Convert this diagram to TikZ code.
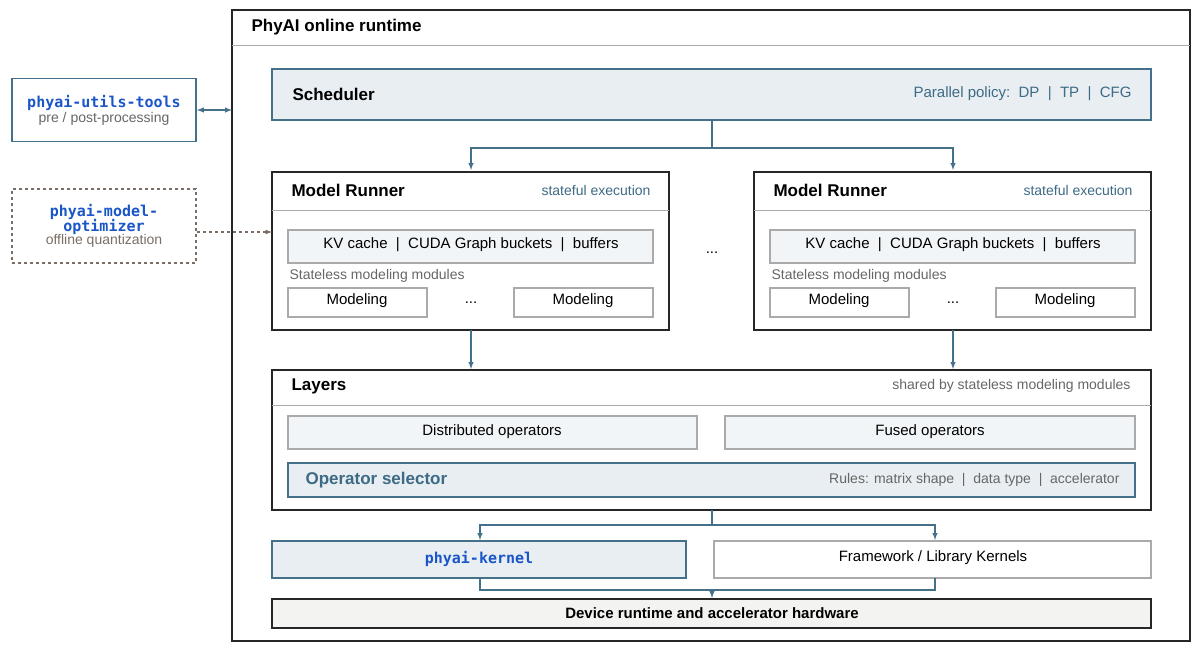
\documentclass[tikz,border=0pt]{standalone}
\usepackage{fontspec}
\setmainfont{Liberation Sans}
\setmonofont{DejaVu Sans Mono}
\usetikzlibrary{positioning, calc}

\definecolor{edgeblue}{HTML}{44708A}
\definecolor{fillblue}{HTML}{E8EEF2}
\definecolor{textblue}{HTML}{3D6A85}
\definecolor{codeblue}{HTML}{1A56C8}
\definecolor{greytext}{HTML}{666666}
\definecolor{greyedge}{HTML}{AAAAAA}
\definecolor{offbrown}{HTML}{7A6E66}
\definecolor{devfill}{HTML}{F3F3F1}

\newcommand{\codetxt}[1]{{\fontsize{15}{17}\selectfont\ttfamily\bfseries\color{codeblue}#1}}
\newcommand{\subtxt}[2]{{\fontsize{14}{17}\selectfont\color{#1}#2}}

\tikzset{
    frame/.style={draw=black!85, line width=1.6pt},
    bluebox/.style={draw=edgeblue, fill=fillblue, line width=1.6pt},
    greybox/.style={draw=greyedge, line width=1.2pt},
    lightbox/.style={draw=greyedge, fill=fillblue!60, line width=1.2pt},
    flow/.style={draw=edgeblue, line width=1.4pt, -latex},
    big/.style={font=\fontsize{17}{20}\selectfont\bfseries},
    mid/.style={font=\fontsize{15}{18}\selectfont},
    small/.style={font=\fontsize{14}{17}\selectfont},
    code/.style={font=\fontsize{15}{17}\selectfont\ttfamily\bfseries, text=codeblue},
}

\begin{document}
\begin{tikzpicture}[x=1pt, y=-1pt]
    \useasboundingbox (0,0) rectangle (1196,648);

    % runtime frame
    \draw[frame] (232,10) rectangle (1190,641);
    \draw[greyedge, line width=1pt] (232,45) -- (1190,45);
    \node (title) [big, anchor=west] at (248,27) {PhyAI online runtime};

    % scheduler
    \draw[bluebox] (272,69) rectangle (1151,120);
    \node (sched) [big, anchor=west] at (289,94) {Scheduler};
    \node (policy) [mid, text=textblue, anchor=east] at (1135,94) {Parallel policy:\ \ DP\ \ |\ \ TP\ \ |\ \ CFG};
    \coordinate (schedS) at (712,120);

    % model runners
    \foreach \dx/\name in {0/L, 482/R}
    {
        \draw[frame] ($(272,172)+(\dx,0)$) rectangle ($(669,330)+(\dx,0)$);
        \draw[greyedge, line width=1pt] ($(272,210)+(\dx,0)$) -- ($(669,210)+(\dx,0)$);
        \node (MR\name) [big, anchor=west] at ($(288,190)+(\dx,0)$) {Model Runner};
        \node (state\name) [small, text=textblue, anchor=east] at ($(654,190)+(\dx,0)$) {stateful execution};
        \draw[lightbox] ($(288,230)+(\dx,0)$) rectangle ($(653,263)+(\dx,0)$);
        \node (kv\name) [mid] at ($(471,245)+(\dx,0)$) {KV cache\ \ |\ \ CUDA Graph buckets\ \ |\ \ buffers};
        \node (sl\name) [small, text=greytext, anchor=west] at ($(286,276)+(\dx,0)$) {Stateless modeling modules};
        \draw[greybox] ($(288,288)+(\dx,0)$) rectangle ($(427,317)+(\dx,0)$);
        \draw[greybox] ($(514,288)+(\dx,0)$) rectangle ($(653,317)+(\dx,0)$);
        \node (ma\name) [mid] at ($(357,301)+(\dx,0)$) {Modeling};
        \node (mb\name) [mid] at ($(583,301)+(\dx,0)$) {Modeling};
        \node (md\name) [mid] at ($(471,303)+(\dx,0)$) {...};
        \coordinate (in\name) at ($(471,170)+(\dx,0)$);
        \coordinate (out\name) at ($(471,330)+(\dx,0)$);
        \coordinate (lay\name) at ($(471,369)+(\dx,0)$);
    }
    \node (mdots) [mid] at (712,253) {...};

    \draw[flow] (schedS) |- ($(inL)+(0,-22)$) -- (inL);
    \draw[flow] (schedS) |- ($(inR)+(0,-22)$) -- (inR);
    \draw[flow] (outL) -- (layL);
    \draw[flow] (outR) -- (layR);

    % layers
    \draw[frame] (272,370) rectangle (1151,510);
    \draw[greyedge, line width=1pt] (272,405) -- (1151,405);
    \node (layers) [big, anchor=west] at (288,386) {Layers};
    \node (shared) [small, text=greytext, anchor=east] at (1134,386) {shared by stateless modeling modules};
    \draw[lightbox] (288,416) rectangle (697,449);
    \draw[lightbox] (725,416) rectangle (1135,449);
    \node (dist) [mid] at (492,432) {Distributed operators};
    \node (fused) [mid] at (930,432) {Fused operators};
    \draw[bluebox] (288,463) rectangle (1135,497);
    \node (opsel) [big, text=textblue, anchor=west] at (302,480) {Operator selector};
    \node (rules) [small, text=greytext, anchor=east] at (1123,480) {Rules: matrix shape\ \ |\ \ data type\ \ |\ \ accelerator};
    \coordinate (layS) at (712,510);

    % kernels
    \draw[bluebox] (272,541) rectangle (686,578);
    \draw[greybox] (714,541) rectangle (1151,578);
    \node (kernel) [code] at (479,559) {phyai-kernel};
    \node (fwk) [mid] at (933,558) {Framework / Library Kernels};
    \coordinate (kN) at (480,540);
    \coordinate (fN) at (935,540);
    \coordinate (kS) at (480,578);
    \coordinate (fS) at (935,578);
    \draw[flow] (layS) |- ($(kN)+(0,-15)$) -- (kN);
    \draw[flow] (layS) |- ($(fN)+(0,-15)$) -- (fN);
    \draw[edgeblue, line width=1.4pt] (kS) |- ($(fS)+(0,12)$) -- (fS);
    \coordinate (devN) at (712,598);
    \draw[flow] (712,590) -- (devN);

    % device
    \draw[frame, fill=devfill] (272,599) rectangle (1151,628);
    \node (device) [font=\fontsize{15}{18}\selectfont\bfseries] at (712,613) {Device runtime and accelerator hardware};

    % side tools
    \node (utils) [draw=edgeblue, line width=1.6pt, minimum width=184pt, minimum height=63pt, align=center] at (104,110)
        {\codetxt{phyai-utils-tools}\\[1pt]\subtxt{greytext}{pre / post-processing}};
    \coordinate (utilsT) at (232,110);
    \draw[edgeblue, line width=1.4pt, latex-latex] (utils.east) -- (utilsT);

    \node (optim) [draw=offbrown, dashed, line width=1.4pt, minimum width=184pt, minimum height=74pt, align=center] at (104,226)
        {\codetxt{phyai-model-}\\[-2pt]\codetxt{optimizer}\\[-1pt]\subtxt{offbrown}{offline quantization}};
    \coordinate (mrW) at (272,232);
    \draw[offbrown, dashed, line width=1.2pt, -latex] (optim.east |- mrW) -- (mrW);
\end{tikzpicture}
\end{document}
+ + + + + + +
> **SHORT PROBLEM**:
Give again, word for word, every line from the top of the data above to the line holding "(0,0) rectangle (1196,648);", inclusive, with the pictures left out.

> **THE REPLY**:
Convert this diagram to TikZ code.
\documentclass[tikz,border=0pt]{standalone}
\usepackage{fontspec}
\setmainfont{Liberation Sans}
\setmonofont{DejaVu Sans Mono}
\usetikzlibrary{positioning, calc}

\definecolor{edgeblue}{HTML}{44708A}
\definecolor{fillblue}{HTML}{E8EEF2}
\definecolor{textblue}{HTML}{3D6A85}
\definecolor{codeblue}{HTML}{1A56C8}
\definecolor{greytext}{HTML}{666666}
\definecolor{greyedge}{HTML}{AAAAAA}
\definecolor{offbrown}{HTML}{7A6E66}
\definecolor{devfill}{HTML}{F3F3F1}

\newcommand{\codetxt}[1]{{\fontsize{15}{17}\selectfont\ttfamily\bfseries\color{codeblue}#1}}
\newcommand{\subtxt}[2]{{\fontsize{14}{17}\selectfont\color{#1}#2}}

\tikzset{
    frame/.style={draw=black!85, line width=1.6pt},
    bluebox/.style={draw=edgeblue, fill=fillblue, line width=1.6pt},
    greybox/.style={draw=greyedge, line width=1.2pt},
    lightbox/.style={draw=greyedge, fill=fillblue!60, line width=1.2pt},
    flow/.style={draw=edgeblue, line width=1.4pt, -latex},
    big/.style={font=\fontsize{17}{20}\selectfont\bfseries},
    mid/.style={font=\fontsize{15}{18}\selectfont},
    small/.style={font=\fontsize{14}{17}\selectfont},
    code/.style={font=\fontsize{15}{17}\selectfont\ttfamily\bfseries, text=codeblue},
}

\begin{document}
\begin{tikzpicture}[x=1pt, y=-1pt]
    \useasboundingbox (0,0) rectangle (1196,648);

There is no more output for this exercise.